Chinese demand is forecast to more than double by 2025, to 14.2 million barrels a day from the current 7 million a day, according to the U.S. government’s Energy Information Agency.

Although China’s imports still only constitute about one-sixth of total world oil trade — compared to 30 percent for the United States — it is already the world’s second largest oil consumer. China’s increasingly pivotal role as global manufacturer of practically everything has ensured demand will continue to grow.

The worry in Washington, Tokyo and other major oil importing centers is that competition is helping push prices to potentially destabilizing levels, and raising the risks of conflict over dwindling resources.

China has sought to diversify its energy sources, clinching exploration and production deals in Africa and Latin America to limit its dependence on Middle Eastern oil. It too recognizes the huge economic stakes for all sides.

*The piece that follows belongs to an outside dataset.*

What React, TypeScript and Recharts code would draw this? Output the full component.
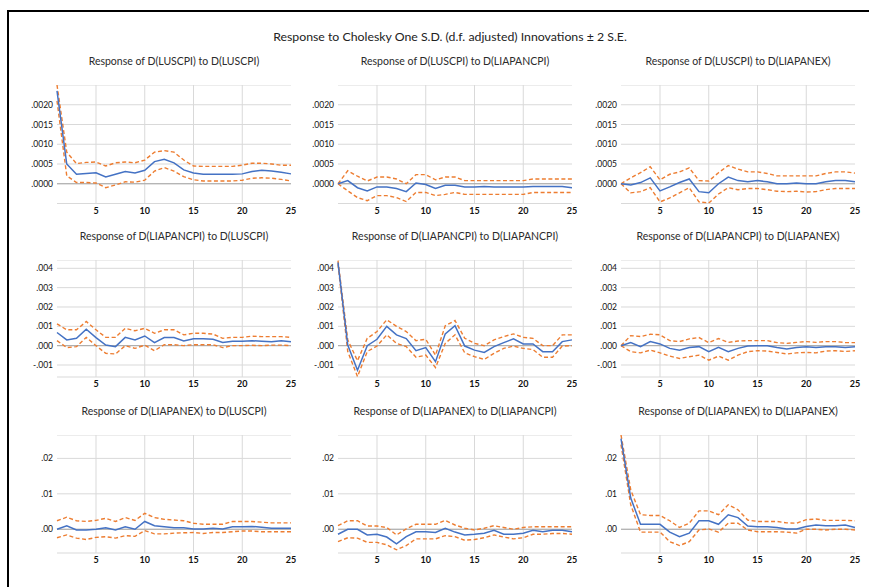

However, those deals also have raised worries.

Earlier this year, the Bush administration published a revised National Security Strategy that accused Chinese leaders of “acting as if they can somehow ’lock up’ energy supplies around the world or seek to direct markets rather than opening them up.”

U.S. and other Western oil companies discovered during the oil crises of the 1970s show how vulnerable such deals can be, but “There is considerable rhetoric in some high places that China’s trying to monopolize or control world energy resources,” says William Overholt, director of the Center for Asia Pacific Policy at RAND Corp. in Santa Monica, Calif.